Likewise, when Facebook was caught hiding news stories from users’ newsfeeds that were considered to be favorable to “right-wing” politics, many began demanding the government step in and regulate Facebook’s ability to censor its trending news topics. While censoring news is contrary to a free and open society, Facebook is a private entity and just as they have the right to censor the news, so do users have the freedom to stop using the site. Of course, most of us choose to stay on the site because of how impactful it is to both our social and professional lives, but to be clear, no one is forcing us to keep using the site.
But therein lies the true beauty of private social media platforms; they are run by the market and not by the government, and as such, do not have to guarantee a right to free speech or other First Amendment protections at all.
They See Me Trollin’…
There is a reason that the term “internet troll” has become part of our daily vocabulary. Every one of us has at least a few friends who they think the world of in real life but avoid as much as possible on social media. These friends seem more convicted to “shock and awe” posts than they do to principle, which makes them formidable, and annoying, foes.
Without the freedom to block such users from our posts, social media would be a free-for-all of trolling without any recourse.
Like any private business entity, the giants of the social media world know that to create an appealing environment for its users, they need to answer to market demands. For those who grow weary of these internet trolls, blocking has been a tool that has allowed them to remain on social media without fearing interaction from a given individual.
But what is most important here is recognizing that this trolling comes from all political spheres. This is not a “left” or “right” issue; there is not one single political or philosophical ideology that is immune from the trolling phenomenon.
For those advocating for government intervention on this issue solely because they are against Trump and his frequent Twitter presence, they might want to think twice about what this really means. A Republican will not be in office forever and soon, the same trolls that the left is complaining about being in power will be the constituents, free to harass and bother those of opposing political beliefs.
The federal government has absolutely no place regulating social media.
The Freedom to Block
Without allowing individuals, including the individual politicians using the platform, the freedom to block those who would merciless troll, sometimes without any clear purpose aside from the intent to annoy, no one would have a good social media experience and the social media platforms themselves would suffer.

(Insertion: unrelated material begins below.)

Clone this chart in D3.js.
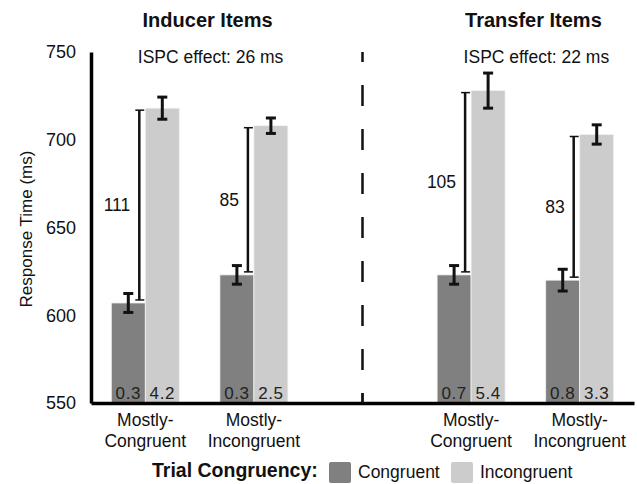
<!DOCTYPE html>
<html>
<head>
<meta charset="utf-8">
<script src="https://cdn.jsdelivr.net/npm/d3@7"></script>
<style>
  html, body { margin: 0; padding: 0; background: #fff; }
  svg { display: block; font-family: "Liberation Sans", Arial, Helvetica, sans-serif; }
</style>
</head>
<body>
<svg id="chart" width="637" height="484"></svg>
<script>
// ---- data ----
const slots = ["IMC", "IMI", "gap", "TMC", "TMI"];
const groups = ["IMC", "IMI", "TMC", "TMI"];
const groupLine1 = ["Mostly-", "Mostly-", "Mostly-", "Mostly-"];
const groupLine2 = ["Congruent", "Incongruent", "Congruent", "Incongruent"];
const series = ["Congruent", "Incongruent"];
const congruentRT = [607, 623, 623, 620];
const incongruentRT = [718, 708, 728, 703];
const congruentSE = [5.4, 5.3, 5.3, 6.2];
const incongruentSE = [6.3, 4.4, 10, 5.5];
const congruentErr = ["0.3", "0.3", "0.7", "0.8"];
const incongruentErr = ["4.2", "2.5", "5.4", "3.3"];
const diffLabels = ["111", "85", "105", "83"];
const panelTitles = ["Inducer Items", "Transfer Items"];
const panelGroups = [["IMC", "IMI"], ["TMC", "TMI"]];
const ispcLabels = ["ISPC effect: 26 ms", "ISPC effect: 22 ms"];
const yTicks = [550, 600, 650, 700, 750];
const colors = ["#808080", "#cccccc"];

// ---- layout ----
const svg = d3.select("#chart");
const x = d3.scaleBand().domain(slots).range([91, 634]).padding(0);
const xs = d3.scaleBand().domain(series).range([-34, 34]).padding(0);
const y = d3.scaleLinear().domain([550, 750]).range([403, 52]);
const cx = g => x(g) + x.bandwidth() / 2;

const values = [congruentRT, incongruentRT];
const ses = [congruentSE, incongruentSE];
const errs = [congruentErr, incongruentErr];

const bars = [];
groups.forEach((g, i) => series.forEach((s, j) => bars.push({
  g, s, j, v: values[j][i], se: ses[j][i], err: errs[j][i]
})));

// bars
svg.append("g").selectAll("rect").data(bars).join("rect")
  .attr("x", d => cx(d.g) + xs(d.s))
  .attr("y", d => y(d.v))
  .attr("width", xs.bandwidth())
  .attr("height", d => y(550) - y(d.v))
  .attr("fill", d => colors[d.j])
  .attr("stroke", "#f2f2f2")
  .attr("stroke-width", 0.8);

// error rate labels inside bars
svg.append("g").selectAll("text").data(bars).join("text")
  .attr("x", d => cx(d.g) + xs(d.s) + xs.bandwidth() / 2)
  .attr("y", 399)
  .attr("text-anchor", "middle")
  .attr("font-size", 17)
  .attr("letter-spacing", 0.6)
  .attr("fill", "#222")
  .text(d => d.err);

// error bars
const eb = svg.append("g").attr("stroke", "#111").attr("stroke-width", 3);
bars.forEach(d => {
  const mx = cx(d.g) + xs(d.s) + xs.bandwidth() / 2;
  eb.append("line").attr("x1", mx).attr("x2", mx).attr("y1", y(d.v + d.se)).attr("y2", y(d.v - d.se));
  eb.append("line").attr("x1", mx - 5).attr("x2", mx + 5).attr("y1", y(d.v + d.se)).attr("y2", y(d.v + d.se));
  eb.append("line").attr("x1", mx - 5).attr("x2", mx + 5).attr("y1", y(d.v - d.se)).attr("y2", y(d.v - d.se));
});

// difference brackets
const br = svg.append("g");
groups.forEach((g, i) => {
  const bx = cx(g) + xs("Incongruent") - 6;
  const top = y(incongruentRT[i]) + 2;
  const bot = y(congruentRT[i]) - 3;
  br.append("line").attr("x1", bx).attr("x2", bx).attr("y1", top).attr("y2", bot)
    .attr("stroke", "#111").attr("stroke-width", 2.5);
  [top, bot].forEach(yy => br.append("line")
    .attr("x1", bx - 4).attr("x2", bx + 5).attr("y1", yy).attr("y2", yy)
    .attr("stroke", "#111").attr("stroke-width", 1.5));
  br.append("text")
    .attr("x", bx - 9).attr("y", (top + bot) / 2 + 6)
    .attr("text-anchor", "end").attr("font-size", 17.5).attr("fill", "#111")
    .text(diffLabels[i]);
});

// y axis
const yAxis = svg.append("g").attr("transform", "translate(91,0)")
  .call(d3.axisLeft(y).tickValues(yTicks).tickSize(0).tickPadding(15).tickFormat(d3.format("d")));
yAxis.select(".domain").attr("stroke", "#000").attr("stroke-width", 3.5);
yAxis.selectAll("text").attr("font-size", 18).attr("fill", "#111")
  .attr("font-family", "'Liberation Sans', Arial, sans-serif");

// x axis
const xAxis = svg.append("g").attr("transform", "translate(0,403)")
  .call(d3.axisBottom(x).tickValues(["gap"]).tickSize(-10).tickSizeOuter(0).tickFormat(""));
xAxis.select(".domain").attr("stroke", "#000").attr("stroke-width", 3.5);
xAxis.selectAll(".tick line").attr("stroke", "#000").attr("stroke-width", 2);

// category labels
const cl = svg.append("g").attr("font-size", 17.5).attr("fill", "#111").attr("text-anchor", "middle");
groups.forEach((g, i) => {
  cl.append("text").attr("x", cx(g)).attr("y", 426).text(groupLine1[i]);
  cl.append("text").attr("x", cx(g)).attr("y", 447).text(groupLine2[i]);
});

// dashed divider
svg.append("line")
  .attr("x1", cx("gap")).attr("x2", cx("gap"))
  .attr("y1", y(750)).attr("y2", y(550))
  .attr("stroke", "#111").attr("stroke-width", 2.5)
  .attr("stroke-dasharray", "21,23").attr("stroke-dashoffset", 11);

// panel titles and ISPC labels
panelTitles.forEach((t, p) => {
  const mid = (cx(panelGroups[p][0]) + cx(panelGroups[p][1])) / 2;
  svg.append("text").attr("x", mid + 8).attr("y", 27)
    .attr("text-anchor", "middle").attr("font-size", 20).attr("font-weight", "bold").attr("fill", "#111")
    .text(t);
  svg.append("text").attr("x", mid + 11).attr("y", 63)
    .attr("text-anchor", "middle").attr("font-size", 17.5).attr("fill", "#111")
    .text(ispcLabels[p]);
});

// y title
svg.append("text")
  .attr("transform", "translate(32,229) rotate(-90)")
  .attr("text-anchor", "middle").attr("font-size", 17).attr("fill", "#111")
  .text("Response Time (ms)");

// legend
const lg = svg.append("g");
lg.append("text").attr("x", 152).attr("y", 477).attr("font-size", 19.5).attr("font-weight", "bold")
  .attr("fill", "#111").text("Trial Congruency:");
const legX = [329, 451];
series.forEach((s, j) => {
  lg.append("rect").attr("x", legX[j]).attr("y", 462).attr("width", 22).attr("height", 21)
    .attr("rx", 2).attr("fill", colors[j]);
  lg.append("text").attr("x", legX[j] + 29).attr("y", 478).attr("font-size", 17.5)
    .attr("fill", "#111").text(s);
});
</script>
</body>
</html>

No one thinks less of elected officials than I do, but all things considered, Facebook and Twitter are not under the jurisdiction of the state and the elected officials who choose to block their constituents will not be free from consequence. The ability to block someone does not mean these politicians are escaping judgment; in fact, it arguably makes the politician appear shady and dishonest.
Social media has ushered in the era of constant feedback where companies and elected officials are held accountable through public discourse. For any politician looking to get reelected, frequently blocking users is not going to help them rise in the polls. It is going to be seen as inexplicably dishonest and unaccountable. But that doesn’t mean the government should step in.
However, should Twitter or Facebook decide to implement a policy where politicians are prohibited from blocking users, this would be absolutely fine. At the end of the day, private entities responsible for responding to market demand should be in charge of setting the policies on their own platforms. No matter which branch it is coming from, the federal government and its regulatory habits have absolutely no place in the realm of social media.